Unfair legislation forces all Ohio utility customers to pay $300 million increase for
failing business

AARP State Director Barbara A. Sykes announced AARP’s opposition to House Bill 6 that would saddle all Ohioans with a new, unfair and unnecessary annual $300 million nuclear bailout tax.

Nuclear power plant Temelin at sunrise.
Photo courtesy of istockphoto.com/vencavolrab
Getty Images/iStockphoto

Based on the legislation, one company, First Energy, stands to receive the majority of the newly created $300 million Clean Air Program Fund.

“After the five previous attempts to bailout their failing business on the backs of the Ohio consumers, First Energy is at it again,” said Sykes. “Cleverly titled, The Ohio Clean Air Program, House Bill 6 was touted as a savings to residential and business customers. In reality the bill is filled with vague language, hidden legacy fees and a $300 million nuclear bailout for two failing power plants in NE Ohio.”

“We are firmly opposed to this for all Ohioans, but especially for those age 50-plus who are living on fixed incomes,” said Sykes.
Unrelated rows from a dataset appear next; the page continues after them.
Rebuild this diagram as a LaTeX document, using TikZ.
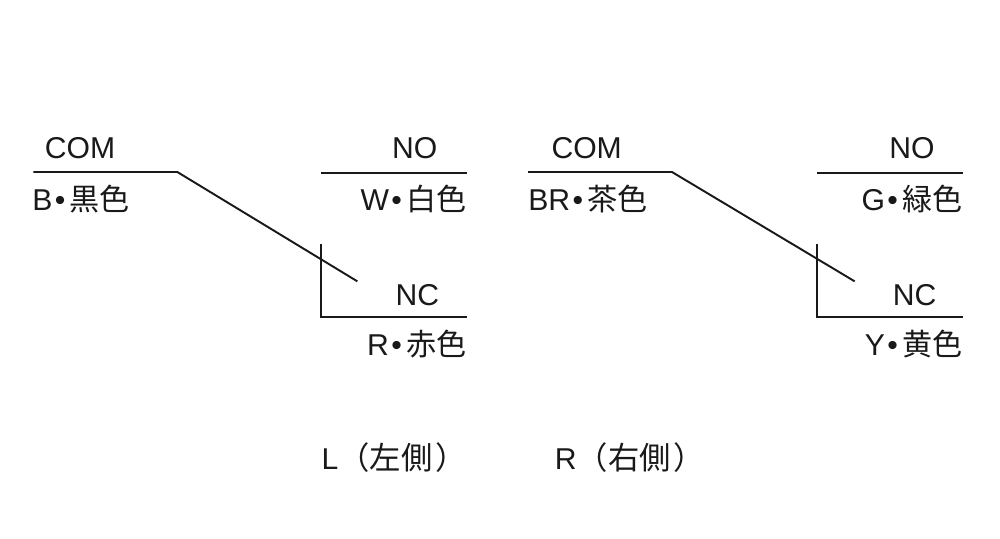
\documentclass[tikz,border=0pt]{standalone}
\usepackage{fontspec}
\setmainfont{Liberation Sans}
\newfontfamily\cjk{Noto Sans CJK JP}
\newfontfamily\cjkcap[Scale=1.04]{Noto Sans CJK JP}
\newcommand{\wdot}{\hspace{.08em}•\hspace{.14em}}
\begin{document}
\begin{tikzpicture}[x=1pt,y=-1pt,
    lab/.style = {inner sep=0pt, font=\fontsize{22.6}{22}\selectfont, text=black!90},
    wire/.style = {draw=black!90, line width=1.45pt}]
    \useasboundingbox (0,0) rectangle (750,404.25);
    % left switch
    \coordinate (lcomA) at (25,129);
    \coordinate (lcomB) at (133,129);
    \coordinate (lcomC) at (268,211);
    \coordinate (lnoA) at (241,130);
    \coordinate (lnoB) at (350,130);
    \coordinate (lncA) at (241,183);
    \coordinate (lncB) at (241,238);
    \coordinate (lncC) at (350,238);
    \node[lab] (lcom) at (60,111) {COM};
    \node[lab] (lno) at (311,111) {NO};
    \node[lab] (lnc) at (313,221) {NC};
    \node[lab,anchor=west] (lb) at (24,149) {B\wdot{\cjk 黒色}};
    \node[lab,anchor=east] (lw) at (350,149) {W\wdot{\cjk 白色}};
    \node[lab,anchor=east] (lr) at (350,258) {R\wdot{\cjk 赤色}};
    \draw[wire] (lcomA) -- (lcomB) -- (lcomC);
    \draw[wire] (lnoA) -- (lnoB);
    \draw[wire] (lncA) -- (lncB) -- (lncC);
    % right switch
    \coordinate (rcomA) at (396,129);
    \coordinate (rcomB) at (504,129);
    \coordinate (rcomC) at (641,211);
    \coordinate (rnoA) at (613,130);
    \coordinate (rnoB) at (722,130);
    \coordinate (rncA) at (613,183);
    \coordinate (rncB) at (613,238);
    \coordinate (rncC) at (722,238);
    \node[lab] (rcom) at (440,111) {COM};
    \node[lab] (rno) at (684,111) {NO};
    \node[lab] (rnc) at (686,221) {NC};
    \node[lab,anchor=west] (rb) at (396,149) {BR\wdot{\cjk 茶色}};
    \node[lab,anchor=east] (rg) at (722,149) {G\wdot{\cjk 緑色}};
    \node[lab,anchor=east] (ry) at (722,258) {Y\wdot{\cjk 黄色}};
    \draw[wire] (rcomA) -- (rcomB) -- (rcomC);
    \draw[wire] (rnoA) -- (rnoB);
    \draw[wire] (rncA) -- (rncB) -- (rncC);
    % captions
    \node[lab,anchor=west] (lcap) at (241,343) {L{\cjkcap （左側\hspace{.1em}）}};
    \node[lab,anchor=west] (rcap) at (416,343) {R{\cjkcap （右側\hspace{.1em}）}};
\end{tikzpicture}
\end{document}
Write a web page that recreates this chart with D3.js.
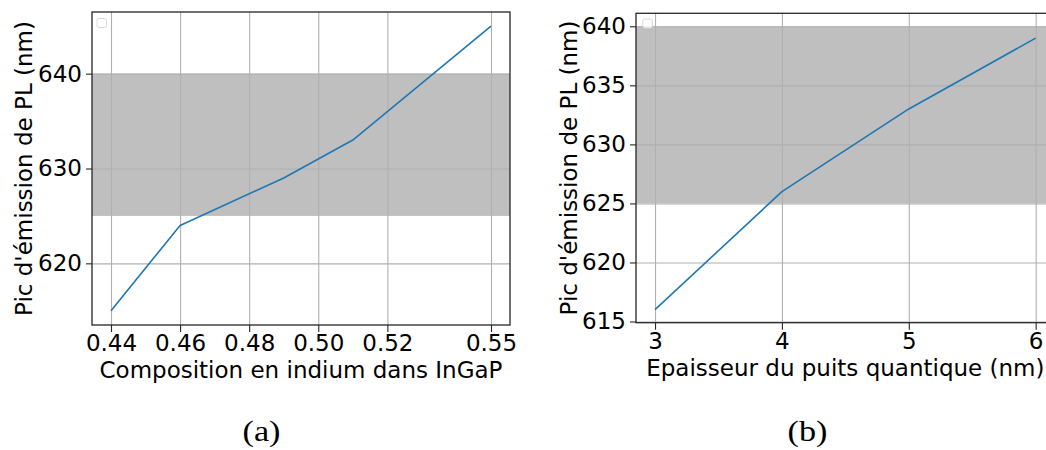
<!DOCTYPE html>
<html>
<head>
<meta charset="utf-8">
<script src="https://cdn.jsdelivr.net/npm/d3@7"></script>
<style>
  html, body { margin: 0; padding: 0; background: #fff; }
  svg { display: block; }
  text { font-family: "DejaVu Sans", sans-serif; fill: #000; }
</style>
</head>
<body>
<svg id="chart" width="1046" height="450"></svg>
<script>
// ---------- data ----------
const compX = [0.44, 0.46, 0.49, 0.51, 0.55];
const compY = [615, 624, 629, 633, 645];
const compTicksX = [0.44, 0.46, 0.48, 0.50, 0.52, 0.55];
const compTicksY = [620, 630, 640];

const thickX = [3, 4, 5, 6];
const thickY = [616, 626, 633, 639];
const thickTicksX = [3, 4, 5, 6];
const thickTicksY = [615, 620, 625, 630, 635, 640];

const bandRange = [625, 640];

const labelsA = { x: "Composition en indium dans InGaP", y: "Pic d'émission de PL (nm)", cap: "(a)" };
const labelsB = { x: "Epaisseur du puits quantique (nm)", y: "Pic d'émission de PL (nm)", cap: "(b)" };

// ---------- drawing ----------
const svg = d3.select("#chart");
const FS = 23;

function panel(opt) {
  const { box, xDom, yDom, xs, ys, xTicks, yTicks, xFmt, yFmt, labels, ylabX, xlabY, capX, legend } = opt;
  const x = d3.scaleLinear().domain(xDom).range([box.x0, box.x1]);
  const y = d3.scaleLinear().domain(yDom).range([box.y1, box.y0]);
  const g = svg.append("g");
  const clipId = "clip" + Math.round(box.x0);
  svg.append("clipPath").attr("id", clipId).append("rect")
    .attr("x", box.x0).attr("y", box.y0).attr("width", box.x1 - box.x0).attr("height", box.y1 - box.y0);
  const plot = g.append("g").attr("clip-path", `url(#${clipId})`);

  // band
  plot.append("rect")
    .attr("x", box.x0).attr("width", box.x1 - box.x0)
    .attr("y", y(bandRange[1])).attr("height", y(bandRange[0]) - y(bandRange[1]))
    .attr("fill", "#808080").attr("fill-opacity", 0.5);

  // grid
  const gx = plot.append("g").attr("transform", `translate(0,${box.y1})`)
    .call(d3.axisBottom(x).tickValues(xTicks).tickSize(-(box.y1 - box.y0)).tickFormat(""));
  const gy = plot.append("g").attr("transform", `translate(${box.x0},0)`)
    .call(d3.axisLeft(y).tickValues(yTicks).tickSize(-(box.x1 - box.x0)).tickFormat(""));
  [gx, gy].forEach(a => {
    a.select(".domain").remove();
    a.selectAll("line").attr("stroke", "#b0b0b0").attr("stroke-width", 1.1);
  });

  // line
  const pts = xs.map((v, i) => [v, ys[i]]);
  plot.append("path").datum(pts)
    .attr("fill", "none").attr("stroke", "#1f77b4").attr("stroke-width", 1.6)
    .attr("stroke-linejoin", "round")
    .attr("d", d3.line().x(d => x(d[0])).y(d => y(d[1])));

  // legend (empty)
  g.append("rect")
    .attr("x", legend[0]).attr("y", legend[1]).attr("width", 9.5).attr("height", 9).attr("rx", 2)
    .attr("fill", "#fff").attr("fill-opacity", 0.8).attr("stroke", "#d8d8d8").attr("stroke-width", 1);

  // spines
  g.append("rect")
    .attr("x", box.x0).attr("y", box.y0).attr("width", box.x1 - box.x0).attr("height", box.y1 - box.y0)
    .attr("fill", "none").attr("stroke", "#262626").attr("stroke-width", 1.3);

  // axes
  const ax = g.append("g").attr("transform", `translate(0,${box.y1})`)
    .call(d3.axisBottom(x).tickValues(xTicks).tickSize(7).tickPadding(3).tickFormat(xFmt));
  const ay = g.append("g").attr("transform", `translate(${box.x0},0)`)
    .call(d3.axisLeft(y).tickValues(yTicks).tickSize(6).tickPadding(4).tickFormat(yFmt));
  [ax, ay].forEach(a => {
    a.select(".domain").remove();
    a.selectAll("line").attr("stroke", "#262626").attr("stroke-width", 1.1);
    a.selectAll("text").attr("font-size", FS).attr("font-family", "DejaVu Sans").attr("fill", "#000");
  });

  // axis labels
  g.append("text").attr("x", (box.x0 + box.x1) / 2).attr("y", xlabY)
    .attr("text-anchor", "middle").attr("font-size", FS).text(labels.x);
  g.append("text")
    .attr("transform", `translate(${ylabX},${(box.y0 + box.y1) / 2}) rotate(-90)`)
    .attr("text-anchor", "middle").attr("font-size", FS).text(labels.y);

  // caption
  svg.append("text")
    .attr("transform", `translate(${capX},441) scale(1.14,1)`)
    .attr("text-anchor", "middle").attr("font-size", 30)
    .style("font-family", "'Liberation Serif', 'DejaVu Serif', serif")
    .text(labels.cap);
}

panel({
  box: { x0: 92, x1: 510, y0: 12, y1: 325 },
  xDom: [0.4345, 0.5555], yDom: [613.5, 646.5],
  xs: compX, ys: compY, xTicks: compTicksX, yTicks: compTicksY,
  xFmt: d3.format(".2f"), yFmt: d3.format("d"),
  labels: labelsA, ylabX: 32, xlabY: 378, capX: 261.5, legend: [97, 18.5]
});

panel({
  box: { x0: 636, x1: 1054.7, y0: 13.3, y1: 322.7 },
  xDom: [2.85, 6.15], yDom: [614.9, 641.1],
  xs: thickX, ys: thickY, xTicks: thickTicksX, yTicks: thickTicksY,
  xFmt: d3.format("d"), yFmt: d3.format("d"),
  labels: labelsB, ylabX: 577, xlabY: 375.5, capX: 807.5, legend: [642.8, 19]
});
</script>
</body>
</html>
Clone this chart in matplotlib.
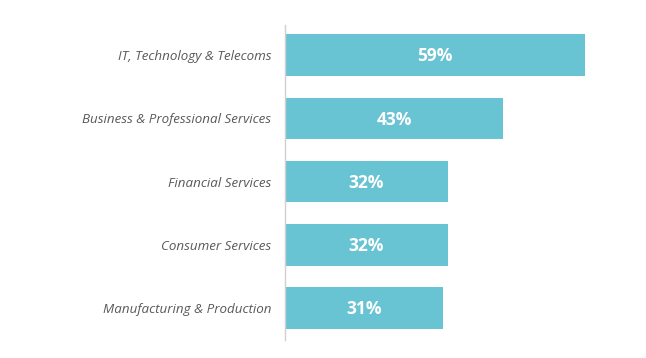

Analysis of the bill indicates that rather than seeing a cost reduction in their bills, as originally promised by the bill supporters, all Ohio utility customers will still be on the hook to pay for existing energy efficiency programs and contracts with no clear end to those fees.

“The idea that Ohio utility customers would be asked to not only bail out a profitable corporation, but also be required to pay legacy fees for conservation programs that may not exist in the future or provide consumer benefit is absurd and unfair,” said Sykes.


“Ohioans expect their elected leaders to be transparent about hidden costs in the form of legacy or mandatory fees, taxes and charges,” said Semanthie Brooks, an Akron-area resident and AARP Ohio Volunteer Executive Council member.

“The bill, as written today, does not deliver in a clear, identifiable way, any benefit to Ohio’s consumers, manufacturers or future. Instead it promises savings and jobs, but has no specific language outlining due process to ensure that will happen. It will actually increase utility bills and in a very unnecessary and unfair way,” said AARP Ohio Manager of Advocacy Luke Russell.

“Utility customers in Ohio expect to pay fair and reasonable prices for electricity- and not a dollar more. AARP will continue to fight unfair increases in utility rates in Ohio.”